Start of Given information
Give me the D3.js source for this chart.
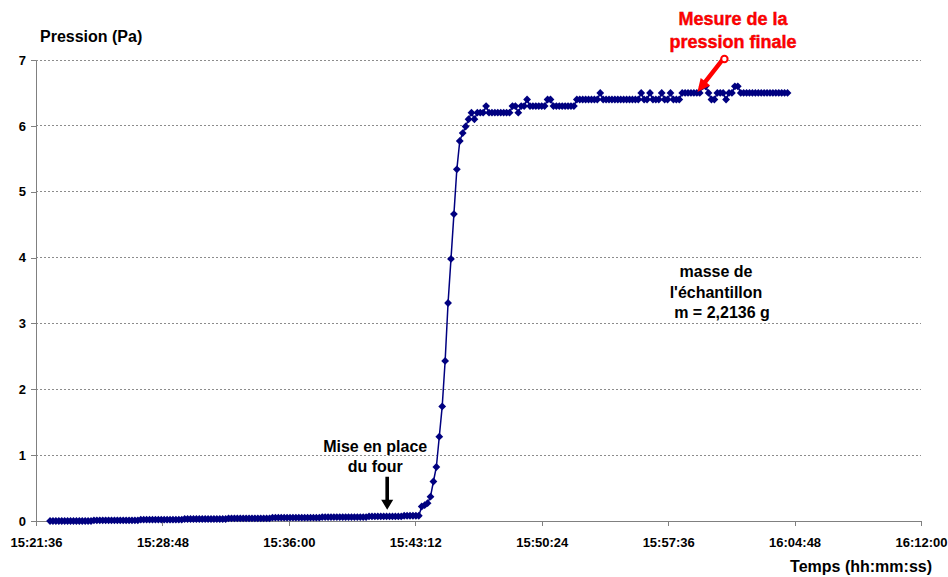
<!DOCTYPE html>
<html>
<head>
<meta charset="utf-8">
<script src="https://cdn.jsdelivr.net/npm/d3@7"></script>
<style>
  html, body { margin: 0; padding: 0; background: #fff; }
  svg { display: block; }
  text { font-family: "Liberation Sans", Arial, sans-serif; font-weight: bold; }
</style>
</head>
<body>
<svg id="chart" width="948" height="577"></svg>
<script>
// ---------------- data ----------------
const xTickLabels = ["15:21:36", "15:28:48", "15:36:00", "15:43:12", "15:50:24", "15:57:36", "16:04:48", "16:12:00"];
const yTickValues = [0, 1, 2, 3, 4, 5, 6, 7];
const startTime = "15:22:24";      // first sample
const sampleStep = 10;             // seconds between samples
const pressure = [
  0, 0, 0, 0, 0, 0, 0, 0, 0, 0,
  0, 0, 0, 0, 0, 0.01, 0.01, 0.01, 0.01, 0.01,
  0.01, 0.01, 0.01, 0.01, 0.01, 0.01, 0.01, 0.01, 0.01, 0.01,
  0.01, 0.02, 0.02, 0.02, 0.02, 0.02, 0.02, 0.02, 0.02, 0.02,
  0.02, 0.02, 0.02, 0.02, 0.02, 0.02, 0.03, 0.03, 0.03, 0.03,
  0.03, 0.03, 0.03, 0.03, 0.03, 0.03, 0.03, 0.03, 0.03, 0.03,
  0.03, 0.04, 0.04, 0.04, 0.04, 0.04, 0.04, 0.04, 0.04, 0.04,
  0.04, 0.04, 0.04, 0.04, 0.04, 0.04, 0.05, 0.05, 0.05, 0.05,
  0.05, 0.05, 0.05, 0.05, 0.05, 0.05, 0.05, 0.05, 0.05, 0.05,
  0.05, 0.05, 0.05, 0.06, 0.06, 0.06, 0.06, 0.06, 0.06, 0.06,
  0.06, 0.06, 0.06, 0.06, 0.06, 0.06, 0.06, 0.06, 0.06, 0.07,
  0.07, 0.07, 0.07, 0.07, 0.07, 0.07, 0.07, 0.07, 0.07, 0.07,
  0.07, 0.08, 0.08, 0.08, 0.08, 0.08, 0.08, 0.22, 0.24, 0.27,
  0.37, 0.60, 0.82, 1.28, 1.74, 2.43, 3.31, 3.98, 4.66, 5.34,
  5.77, 5.89, 5.99, 6.10, 6.20, 6.10, 6.20, 6.20, 6.20, 6.30,
  6.2, 6.2, 6.2, 6.2, 6.2, 6.2, 6.2, 6.2, 6.3, 6.3,
  6.2, 6.3, 6.3, 6.4, 6.3, 6.3, 6.3, 6.3, 6.3, 6.3,
  6.4, 6.4, 6.3, 6.3, 6.3, 6.3, 6.3, 6.3, 6.3, 6.3,
  6.4, 6.4, 6.4, 6.4, 6.4, 6.4, 6.4, 6.4, 6.5, 6.4,
  6.4, 6.4, 6.4, 6.4, 6.4, 6.4, 6.4, 6.4, 6.4, 6.4,
  6.4, 6.4, 6.5, 6.4, 6.4, 6.5, 6.4, 6.4, 6.4, 6.5,
  6.4, 6.4, 6.5, 6.4, 6.4, 6.4, 6.5, 6.5, 6.5, 6.5,
  6.5, 6.5, 6.5, 6.6, 6.6, 6.5, 6.4, 6.4, 6.5, 6.5,
  6.5, 6.4, 6.5, 6.5, 6.6, 6.6, 6.5, 6.5, 6.5, 6.5,
  6.5, 6.5, 6.5, 6.5, 6.5, 6.5, 6.5, 6.5, 6.5, 6.5,
  6.5, 6.5, 6.5
];
const furnaceTime = "15:41:36";   // "Mise en place du four"
const finalTime = "15:59:16";     // "Mesure de la pression finale"
const finalValue = 6.5;

// ---------------- helpers ----------------
const toSec = s => { const [h, m, x] = s.split(":").map(Number); return h * 3600 + m * 60 + x; };
const t0 = toSec(startTime);
const data = pressure.map((v, i) => ({ t: t0 + i * sampleStep, v }));

const svg = d3.select("#chart");
const x = d3.scaleLinear()
  .domain([toSec(xTickLabels[0]), toSec(xTickLabels[xTickLabels.length - 1])])
  .range([36, 921]);
const y = d3.scaleLinear().domain([0, 7]).range([521, 60]);

const axisGrey = "#808080";
const navy = "#000080";

// gridlines
svg.append("g").selectAll("line")
  .data(yTickValues.filter(d => d > 0))
  .join("line")
  .attr("x1", x.range()[0]).attr("x2", x.range()[1])
  .attr("y1", d => y(d)).attr("y2", d => y(d))
  .attr("stroke", "#8c8c8c").attr("stroke-width", 1)
  .attr("stroke-dasharray", "2,2")
  .attr("shape-rendering", "crispEdges");

// x axis
const xAxis = d3.axisBottom(x)
  .tickValues(xTickLabels.map(toSec))
  .tickFormat((d, i) => xTickLabels[i])
  .tickSize(5).tickSizeOuter(0).tickPadding(12);
const gx = svg.append("g").attr("transform", `translate(0,${y(0)})`).call(xAxis);
gx.select(".domain").attr("stroke", axisGrey).attr("shape-rendering", "crispEdges");
gx.selectAll(".tick line").attr("stroke", axisGrey).attr("shape-rendering", "crispEdges");
gx.selectAll(".tick text").attr("fill", "#000").style("font-size", "13px")
  .style("font-family", '"Liberation Sans", Arial, sans-serif').style("font-weight", "bold");

// y axis
const yAxis = d3.axisLeft(y)
  .tickValues(yTickValues)
  .tickFormat(d3.format("d"))
  .tickSize(5).tickSizeOuter(0).tickPadding(5);
const gy = svg.append("g").attr("transform", `translate(${x.range()[0]},0)`).call(yAxis);
gy.select(".domain").attr("stroke", axisGrey).attr("shape-rendering", "crispEdges");
gy.selectAll(".tick line").attr("stroke", axisGrey).attr("shape-rendering", "crispEdges");
gy.selectAll(".tick text").attr("fill", "#000").style("font-size", "13px")
  .style("font-family", '"Liberation Sans", Arial, sans-serif').style("font-weight", "bold");

// axis titles
svg.append("text").attr("x", 40).attr("y", 42).attr("font-size", 16).attr("fill", "#000")
  .text("Pression (Pa)");
svg.append("text").attr("x", 932).attr("y", 572).attr("font-size", 16).attr("fill", "#000")
  .attr("text-anchor", "end").text("Temps (hh:mm:ss)");

// series line
const line = d3.line().x(d => x(d.t)).y(d => y(d.v));
svg.append("path").datum(data)
  .attr("d", line).attr("fill", "none")
  .attr("stroke", navy).attr("stroke-width", 1.5);

// diamond markers
const r = 3.9;
const diamond = `M0,${-r}L${r},0L0,${r}L${-r},0Z`;
svg.append("g").selectAll("path")
  .data(data)
  .join("path")
  .attr("transform", d => `translate(${x(d.t)},${y(d.v)})`)
  .attr("d", diamond)
  .attr("fill", navy);

// annotation: sample mass
const massX = 716;
const massT = svg.append("text").attr("font-size", 16).attr("fill", "#000").attr("text-anchor", "middle");
massT.append("tspan").attr("x", massX).attr("y", 277).text("masse de");
massT.append("tspan").attr("x", massX).attr("y", 298).text("l'échantillon");
massT.append("tspan").attr("x", massX + 6).attr("y", 318).text("m = 2,2136 g");

// annotation: furnace
const fx = x(toSec(furnaceTime));
const fT = svg.append("text").attr("font-size", 16).attr("fill", "#000").attr("text-anchor", "middle");
fT.append("tspan").attr("x", fx - 12).attr("y", 452).text("Mise en place");
fT.append("tspan").attr("x", fx - 12).attr("y", 472).text("du four");
// black arrow (pointing down)
const tipY = y(0.17);
svg.append("path")
  .attr("d", `M${fx - 1.8},${tipY - 33}L${fx + 1.8},${tipY - 33}L${fx + 1.8},${tipY - 10}L${fx + 6},${tipY - 10}L${fx},${tipY}L${fx - 6},${tipY - 10}L${fx - 1.8},${tipY - 10}Z`)
  .attr("fill", "#000");

// annotation: final pressure (red)
const rT = svg.append("text").attr("font-size", 18).attr("fill", "#ff0000").attr("text-anchor", "middle")
  .style("paint-order", "stroke").attr("stroke", "#b00000").attr("stroke-width", 0.4);
rT.append("tspan").attr("x", 733).attr("y", 25).text("Mesure de la");
rT.append("tspan").attr("x", 733).attr("y", 48).text("pression finale");

// red arrow from label to final measure
const hx = x(toSec(finalTime)), hy = y(finalValue) - 1;
const tx = hx + 25, ty = hy - 32;
const dx = hx - tx, dy = hy - ty, L = Math.hypot(dx, dy);
const ux = dx / L, uy = dy / L, px = -uy, py = ux;
const hl = 13, hw = 6, sw = 2.2;
const bx = hx - ux * hl, by = hy - uy * hl;
svg.append("path")
  .attr("d", [
    `M${tx + px * sw},${ty + py * sw}`,
    `L${bx + px * sw},${by + py * sw}`,
    `L${bx + px * hw},${by + py * hw}`,
    `L${hx},${hy}`,
    `L${bx - px * hw},${by - py * hw}`,
    `L${bx - px * sw},${by - py * sw}`,
    `L${tx - px * sw},${ty - py * sw}Z`
  ].join(""))
  .attr("fill", "#ff0000");
svg.append("circle").attr("cx", tx + 2).attr("cy", ty - 1).attr("r", 3.2)
  .attr("fill", "#fff").attr("stroke", "#ff0000").attr("stroke-width", 2);
</script>
</body>
</html>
End of Given information
- _Description of the task_: Check each line in the listing above for the string "chart", then report how many lines contain it, with no other text.

- _Task output_: 3